Fair Game – Glamour, Gunfire & Mid-90s Mayhem

Fair Game - Glamour, Gunfire & Mid-90s Mayhem
Fair Game starring William Baldwin and Cindy Crawford (Photo/Warner Bros.)

Fair Game, released in theaters on November 3, 1995, throws two unlikely allies into a volatile clash of espionage and survival. William Baldwin plays a Miami cop thrust into chaos when his path crosses with Kate McQuean, a civil attorney portrayed by supermodel Cindy Crawford in her first leading film role.

What begins as a routine case involving property quickly escalates into a deadly chase once McQuean becomes the target of a group of ex-KGB mercenaries led with ruthless charm by Steven Berkoff.
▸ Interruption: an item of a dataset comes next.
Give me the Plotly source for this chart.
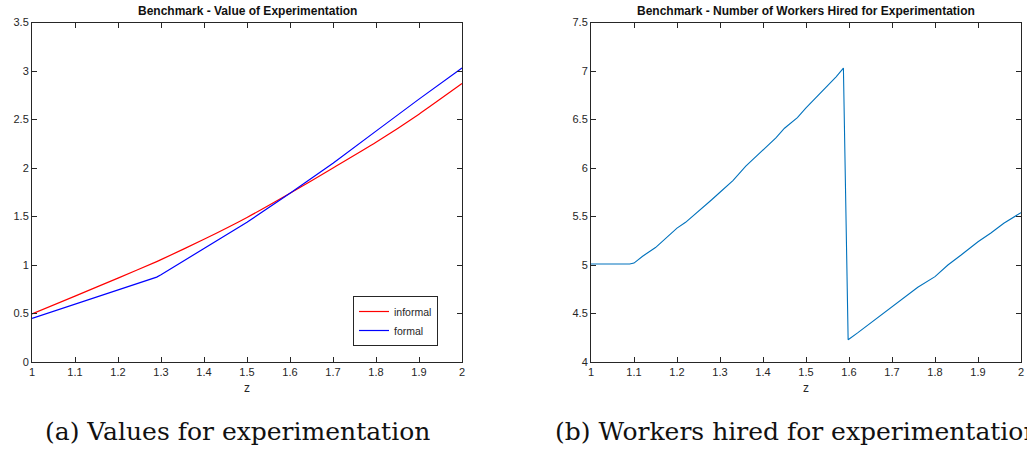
import plotly.graph_objects as go

# Panel (a): value of experimentation
z_a = [1.0, 1.1, 1.2, 1.29, 1.3, 1.4, 1.5, 1.6, 1.7, 1.8, 1.9, 2.0]
informal = [0.495, 0.679, 0.865, 1.035, 1.055, 1.265, 1.49, 1.74, 2.00, 2.265, 2.555, 2.87]
formal = [0.45, 0.595, 0.74, 0.875, 0.90, 1.17, 1.44, 1.74, 2.05, 2.38, 2.71, 3.03]

# Panel (b): workers hired for experimentation
z_b = [1.00, 1.05, 1.09, 1.10, 1.12, 1.15, 1.18, 1.20, 1.22, 1.25, 1.28, 1.30,
       1.33, 1.36, 1.38, 1.40, 1.43, 1.45, 1.48, 1.50, 1.52, 1.55, 1.57, 1.587,
       1.598, 1.62, 1.65, 1.68, 1.70, 1.73, 1.76, 1.80, 1.83, 1.86, 1.90, 1.93,
       1.96, 2.00]
workers = [5.01, 5.01, 5.01, 5.02, 5.09, 5.18, 5.30, 5.38, 5.44, 5.55, 5.67, 5.75,
           5.87, 6.02, 6.10, 6.19, 6.31, 6.41, 6.52, 6.62, 6.71, 6.85, 6.94, 7.03,
           4.23, 4.30, 4.40, 4.50, 4.57, 4.67, 4.77, 4.88, 5.00, 5.10, 5.24, 5.33,
           5.43, 5.54]

x_ticks = [1, 1.1, 1.2, 1.3, 1.4, 1.5, 1.6, 1.7, 1.8, 1.9, 2]
x_labels = ["1", "1.1", "1.2", "1.3", "1.4", "1.5", "1.6", "1.7", "1.8", "1.9", "2"]
ya_ticks = [0, 0.5, 1, 1.5, 2, 2.5, 3, 3.5]
ya_labels = ["0", "0.5", "1", "1.5", "2", "2.5", "3", "3.5"]
yb_ticks = [4, 4.5, 5, 5.5, 6, 6.5, 7, 7.5]
yb_labels = ["4", "4.5", "5", "5.5", "6", "6.5", "7", "7.5"]

W, H = 1027, 458
AX = "#262626"
SANS = "Liberation Sans, Arial, sans-serif"
SERIF = "DejaVu Serif, Liberation Serif, serif"

fig = go.Figure()
fig.add_trace(go.Scatter(x=z_a, y=informal, mode="lines", name="informal",
                         line=dict(color="#FF0000", width=1.2, shape="spline", smoothing=0.6),
                         xaxis="x", yaxis="y"))
fig.add_trace(go.Scatter(x=z_a, y=formal, mode="lines", name="formal",
                         line=dict(color="#0000FF", width=1.2),
                         xaxis="x", yaxis="y"))
fig.add_trace(go.Scatter(x=z_b, y=workers, mode="lines", showlegend=False,
                         line=dict(color="#0072BD", width=1.1),
                         xaxis="x2", yaxis="y2"))

y_dom = [(H - 362) / H, (H - 22.5) / H]

def xaxis(dom, anchor):
    return dict(domain=dom, anchor=anchor, range=[1, 2], tickvals=x_ticks,
                ticktext=x_labels, ticks="inside", ticklen=5, tickcolor=AX,
                showline=True, linecolor=AX, linewidth=1, mirror="allticks",
                showgrid=False, zeroline=False, automargin=False,
                tickfont=dict(family=SANS, size=11, color=AX),
                title=dict(text="z", font=dict(family=SANS, size=12, color=AX),
                           standoff=6))

def yaxis(rng, tv, tt, anchor):
    return dict(domain=y_dom, anchor=anchor, range=rng, tickvals=tv, ticktext=tt,
                ticks="inside", ticklen=5, tickcolor=AX, showline=True,
                linecolor=AX, linewidth=1, mirror="allticks", showgrid=False,
                zeroline=False, automargin=False,
                tickfont=dict(family=SANS, size=11, color=AX))

fig.update_layout(
    width=W, height=H,
    margin=dict(l=0, r=0, t=0, b=0, autoexpand=False),
    paper_bgcolor="white", plot_bgcolor="white",
    xaxis=xaxis([32 / W, 462 / W], "y"),
    yaxis=yaxis([0, 3.5], ya_ticks, ya_labels, "x"),
    xaxis2=xaxis([591 / W, 1021 / W], "y2"),
    yaxis2=yaxis([4, 7.5], yb_ticks, yb_labels, "x2"),
    showlegend=True,
    legend=dict(x=353 / W, y=(H - 296) / H, xanchor="left", yanchor="top",
                bgcolor="white", bordercolor=AX, borderwidth=1,
                font=dict(family=SANS, size=10.5, color=AX),
                itemwidth=30, tracegroupgap=0),
    annotations=[
        dict(text="<b>Benchmark - Value of Experimentation</b>", x=247 / W, y=(H - 11) / H,
             xref="paper", yref="paper", showarrow=False, xanchor="center", yanchor="middle",
             font=dict(family=SANS, size=12, color="#111")),
        dict(text="<b>Benchmark - Number of Workers Hired for Experimentation</b>",
             x=806 / W, y=(H - 11) / H, xref="paper", yref="paper", showarrow=False,
             xanchor="center", yanchor="middle", font=dict(family=SANS, size=12, color="#111")),
        dict(text="(a) Values for experimentation", x=237 / W, y=(H - 431) / H,
             xref="paper", yref="paper", showarrow=False, xanchor="center", yanchor="middle",
             font=dict(family=SERIF, size=25, color="#111")),
        dict(text="(b) Workers hired for experimentation", x=553 / W, y=(H - 431) / H,
             xref="paper", yref="paper", showarrow=False, xanchor="left", yanchor="middle",
             font=dict(family=SERIF, size=25, color="#111")),
    ],
)

fig.write_html("out.html")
The duo is forced to flee across Florida as they dodge surveillance, ambushes, and a seemingly endless stream of digital-age dangers.

Along the way, their uneasy partnership develops amid bullets, explosions, and sharp exchanges that mix comedy, frustration, and fleeting attraction.

Supporting turns from Christopher McDonald and Miguel Sandoval provide bursts of energy and tension, while Salma Hayek appears briefly, adding a spark to the film as Kirkpatrick’s ex-girlfriend.

Marc Macaulay, Jenette Goldstein, Kane Hodder and Dan Hedaya round out the cast.

Set against the sleeker side of mid-’90s Miami, Fair Game rides its action sequences hard: car chases, high-speed boat pursuits, and warehouse shootouts are edited with quickfire precision.

Yet beneath the surface spectacle lies a simple struggle between two people just trying to survive a conflict that grows more personal with each encounter.

Fair Game was based on Paula Gosling’s 1974 novel A Running Duck, which had been previously adapted into the 1986 film Cobra starring Sylvester Stallone.

Fair Game - Glamour, Gunfire & Mid-90s Mayhem

Cindy Crawford and William Baldwin in Fair Game (Photo/Warner Bros.)

Reception for Fair Game

Fair Game grossed $4.9 million on its opening weekend, finishing in fourth place at the box office.

The film grossed $11.5 million in its theatrical run.

Roger Ebert gave the film two out of four stars in his review.

Legacy

Fair Game was marketed as a glossy studio thriller but became better known as a snapshot of its era’s flamboyant style and marketing ambitions. For Baldwin, it was another foray into action-heavy territory following his early ’90s successes, while for Crawford, it marked an ambitious—if short-lived—transition from modeling icon to feature-film star.

However, over the decades, Fair Game has developed a following among fans of vintage action cinema and mid-budget studio thrillers.

The movie captures the fleeting optimism of Hollywood trying to merge fashion-world celebrity with the gritty mechanics of an R-rated action narrative.

While it never achieved the cult prestige of contemporaries like The Long Kiss Goodnight or Enemy of the State, Fair Game endures as a time capsule—part melodrama, part chase film, and part glossy experiment that reflects Hollywood’s 1990s fascination with glamour under fire.